Michael Steele’s Negative Effect On The Republican Party Fortunes

Republican National Chairman Michael Steele has been a lightning rod, due to his comments and actions. He has become an albatross around the Republican Party’s neck, but despite discontent by many, he is unlikely to be removed as head of the RNC before his two year term ends in January, 2011. It seems obvious, however, that he will not have an opportunity to serve another two year term, simply because of his ability to blunder in major ways!

Fund raising has not been going well under his leadership, and he has become the center of controversy by the fact that money was authorized to be paid to an aide who went to a lesbian bondage nightclub in Los Angeles, and also by his publication of a book without any notice to party leaders, and seemingly making bad judgments on a regular basis beyond these examples.

Instead of promoting the party, he has become a problem, and this has led religious conservatives to move away from supporting the party financially.
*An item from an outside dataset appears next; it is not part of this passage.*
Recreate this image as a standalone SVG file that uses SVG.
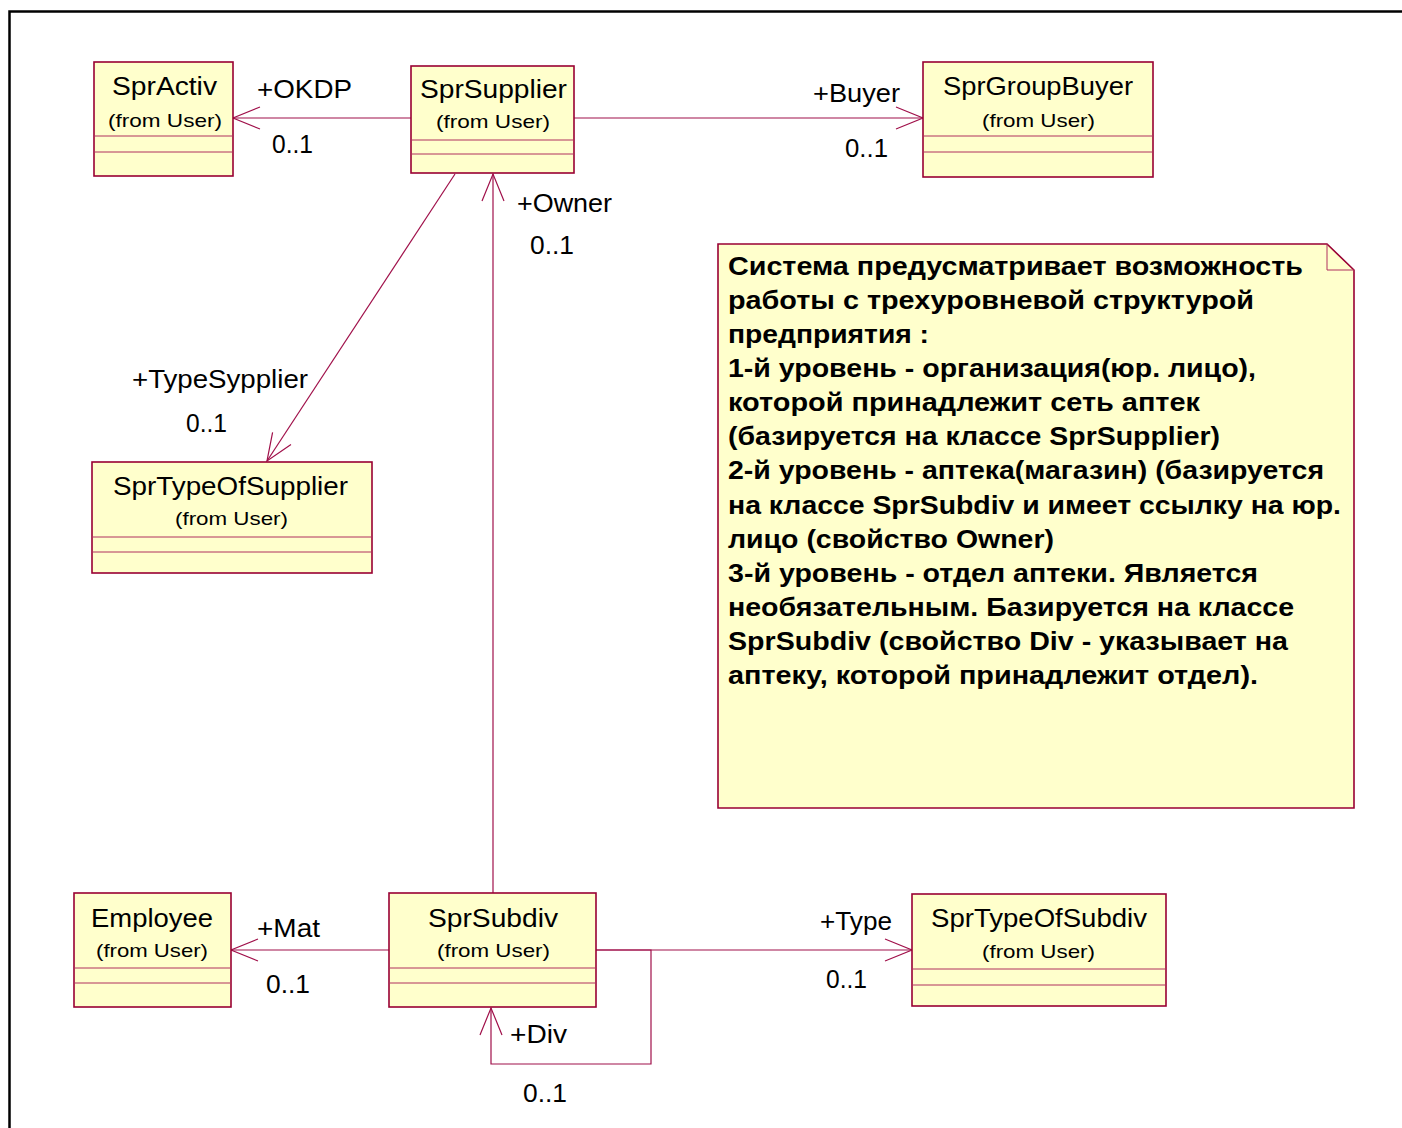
<svg xmlns="http://www.w3.org/2000/svg" width="1402" height="1128" viewBox="0 0 1402 1128">
<defs>
<style>
.box{fill:#FFFFCC;stroke:#990033;stroke-width:1.6}
.dv{stroke:#B0305F;stroke-width:1;fill:none}
.conn{stroke:#A0104A;stroke-width:1.2;fill:none}
text{font-family:"Liberation Sans",Arial,sans-serif;fill:#000}
.nm{font-size:25px}
.fr{font-size:19px}
.lb{font-size:25px}
.nt{font-size:25px;font-weight:bold}
</style>
<marker id="arr" markerUnits="userSpaceOnUse" orient="auto" refX="0" refY="0" markerWidth="30" markerHeight="30" style="overflow:visible">
<path d="M-27,-11 L0,0 L-27,11" fill="none" stroke="#A0104A" stroke-width="1.2"/>
</marker>
</defs>
<rect width="1402" height="1128" fill="#fff"/>
<path d="M9.5,1128 V11.5 H1402" fill="none" stroke="#000" stroke-width="2.5"/>

<g id="connectors">
<line class="conn" x1="411" y1="118" x2="233" y2="118" marker-end="url(#arr)"/>
<line class="conn" x1="574" y1="118" x2="923" y2="118" marker-end="url(#arr)"/>
<line class="conn" x1="455" y1="174" x2="267" y2="461" marker-end="url(#arr)"/>
<line class="conn" x1="493" y1="893" x2="493" y2="174" marker-end="url(#arr)"/>
<line class="conn" x1="389" y1="950" x2="231" y2="950" marker-end="url(#arr)"/>
<line class="conn" x1="596" y1="950" x2="912" y2="950" marker-end="url(#arr)"/>
<polyline class="conn" points="596,950 651,950 651,1064 491,1064 491,1008" marker-end="url(#arr)"/>
<text class="lb" x="257" y="98" textLength="95" lengthAdjust="spacingAndGlyphs">+OKDP</text>
<text class="lb" x="272" y="153" textLength="41" lengthAdjust="spacingAndGlyphs">0..1</text>
<text class="lb" x="813" y="102" textLength="87" lengthAdjust="spacingAndGlyphs">+Buyer</text>
<text class="lb" x="845" y="157" textLength="43" lengthAdjust="spacingAndGlyphs">0..1</text>
<text class="lb" x="132" y="388" textLength="176" lengthAdjust="spacingAndGlyphs">+TypeSypplier</text>
<text class="lb" x="186" y="432" textLength="41" lengthAdjust="spacingAndGlyphs">0..1</text>
<text class="lb" x="517" y="212" textLength="95" lengthAdjust="spacingAndGlyphs">+Owner</text>
<text class="lb" x="530" y="254" textLength="44" lengthAdjust="spacingAndGlyphs">0..1</text>
<text class="lb" x="257" y="937" textLength="63" lengthAdjust="spacingAndGlyphs">+Mat</text>
<text class="lb" x="266" y="993" textLength="44" lengthAdjust="spacingAndGlyphs">0..1</text>
<text class="lb" x="820" y="930" textLength="72" lengthAdjust="spacingAndGlyphs">+Type</text>
<text class="lb" x="826" y="988" textLength="41" lengthAdjust="spacingAndGlyphs">0..1</text>
<text class="lb" x="510" y="1043" textLength="57" lengthAdjust="spacingAndGlyphs">+Div</text>
<text class="lb" x="523" y="1102" textLength="44" lengthAdjust="spacingAndGlyphs">0..1</text>
</g>

<g id="SprActiv">
<rect class="box" x="94" y="62" width="139" height="114"/>
<line class="dv" x1="94" y1="136" x2="233" y2="136"/>
<line class="dv" x1="94" y1="152" x2="233" y2="152"/>
<text class="nm" x="112" y="95" textLength="105" lengthAdjust="spacingAndGlyphs">SprActiv</text>
<text class="fr" x="108" y="127" textLength="114" lengthAdjust="spacingAndGlyphs">(from User)</text>
</g>

<g id="SprSupplier">
<rect class="box" x="411" y="66" width="163" height="107"/>
<line class="dv" x1="411" y1="140" x2="574" y2="140"/>
<line class="dv" x1="411" y1="154" x2="574" y2="154"/>
<text class="nm" x="420" y="98" textLength="147" lengthAdjust="spacingAndGlyphs">SprSupplier</text>
<text class="fr" x="436" y="128" textLength="114" lengthAdjust="spacingAndGlyphs">(from User)</text>
</g>

<g id="SprGroupBuyer">
<rect class="box" x="923" y="62" width="230" height="115"/>
<line class="dv" x1="923" y1="136" x2="1153" y2="136"/>
<line class="dv" x1="923" y1="152" x2="1153" y2="152"/>
<text class="nm" x="943" y="95" textLength="190" lengthAdjust="spacingAndGlyphs">SprGroupBuyer</text>
<text class="fr" x="982" y="127" textLength="113" lengthAdjust="spacingAndGlyphs">(from User)</text>
</g>

<g id="SprTypeOfSupplier">
<rect class="box" x="92" y="462" width="280" height="111"/>
<line class="dv" x1="92" y1="537" x2="372" y2="537"/>
<line class="dv" x1="92" y1="552" x2="372" y2="552"/>
<text class="nm" x="113" y="495" textLength="235" lengthAdjust="spacingAndGlyphs">SprTypeOfSupplier</text>
<text class="fr" x="175" y="525" textLength="113" lengthAdjust="spacingAndGlyphs">(from User)</text>
</g>

<g id="Employee">
<rect class="box" x="74" y="893" width="157" height="114"/>
<line class="dv" x1="74" y1="968" x2="231" y2="968"/>
<line class="dv" x1="74" y1="983" x2="231" y2="983"/>
<text class="nm" x="91" y="927" textLength="122" lengthAdjust="spacingAndGlyphs">Employee</text>
<text class="fr" x="96" y="957" textLength="112" lengthAdjust="spacingAndGlyphs">(from User)</text>
</g>

<g id="SprSubdiv">
<rect class="box" x="389" y="893" width="207" height="114"/>
<line class="dv" x1="389" y1="968" x2="596" y2="968"/>
<line class="dv" x1="389" y1="983" x2="596" y2="983"/>
<text class="nm" x="428" y="927" textLength="130" lengthAdjust="spacingAndGlyphs">SprSubdiv</text>
<text class="fr" x="437" y="957" textLength="113" lengthAdjust="spacingAndGlyphs">(from User)</text>
</g>

<g id="SprTypeOfSubdiv">
<rect class="box" x="912" y="894" width="254" height="112"/>
<line class="dv" x1="912" y1="969" x2="1166" y2="969"/>
<line class="dv" x1="912" y1="985" x2="1166" y2="985"/>
<text class="nm" x="931" y="927" textLength="216" lengthAdjust="spacingAndGlyphs">SprTypeOfSubdiv</text>
<text class="fr" x="982" y="958" textLength="113" lengthAdjust="spacingAndGlyphs">(from User)</text>
</g>

<g id="note">
<path class="box" d="M718,244 H1327 L1354,270 V808 H718 Z"/>
<path class="dv" d="M1327,244 V270 H1354"/>
<text class="nt" x="728" y="275" textLength="575" lengthAdjust="spacingAndGlyphs">Система предусматривает возможность</text>
<text class="nt" x="728" y="309" textLength="526" lengthAdjust="spacingAndGlyphs">работы с трехуровневой структурой</text>
<text class="nt" x="728" y="343" textLength="201" lengthAdjust="spacingAndGlyphs">предприятия :</text>
<text class="nt" x="728" y="377" textLength="528" lengthAdjust="spacingAndGlyphs">1-й уровень - организация(юр. лицо),</text>
<text class="nt" x="728" y="411" textLength="472" lengthAdjust="spacingAndGlyphs">которой принадлежит сеть аптек</text>
<text class="nt" x="728" y="445" textLength="492" lengthAdjust="spacingAndGlyphs">(базируется на классе SprSupplier)</text>
<text class="nt" x="728" y="479" textLength="596" lengthAdjust="spacingAndGlyphs">2-й уровень - аптека(магазин) (базируется</text>
<text class="nt" x="728" y="514" textLength="613" lengthAdjust="spacingAndGlyphs">на классе SprSubdiv и имеет ссылку на юр.</text>
<text class="nt" x="728" y="548" textLength="326" lengthAdjust="spacingAndGlyphs">лицо (свойство Owner)</text>
<text class="nt" x="728" y="582" textLength="530" lengthAdjust="spacingAndGlyphs">3-й уровень - отдел аптеки. Является</text>
<text class="nt" x="728" y="616" textLength="566" lengthAdjust="spacingAndGlyphs">необязательным. Базируется на классе</text>
<text class="nt" x="728" y="650" textLength="560" lengthAdjust="spacingAndGlyphs">SprSubdiv (свойство Div - указывает на</text>
<text class="nt" x="728" y="684" textLength="530" lengthAdjust="spacingAndGlyphs">аптеку, которой принадлежит отдел).</text>
</g>
</svg>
Also, such Republican campaign operatives as Alex Castellanos, Ed Rollins, and David Frum have called for his resignation, as a necessity so as not to harm the party message, and its opportunity to gain the maximum number of seats in Congress and the governorships in the upcoming elections of 2010.

But Michael Steele clearly will not budge, and the fact he is African American makes it difficult for the mainstream of the GOP to call for his ouster. So Michael Steele will be a major factor, probably bad, for Republican fortunes this fall!

One cannot recall any national chairman becoming the center of such controversy as Steele has become, with maybe the exception of Howard Dean, former Governor of Vermont, who was Democratic National Chairman in the second Bush term. While he sometimes said what should have been left unsaid, he was very successful in raising funds and electing Democrats nationally, so can be forgiven for his verbal slippages. Will the same be said about Michael Steele after the midterm elections? We shall see, but highly doubtful!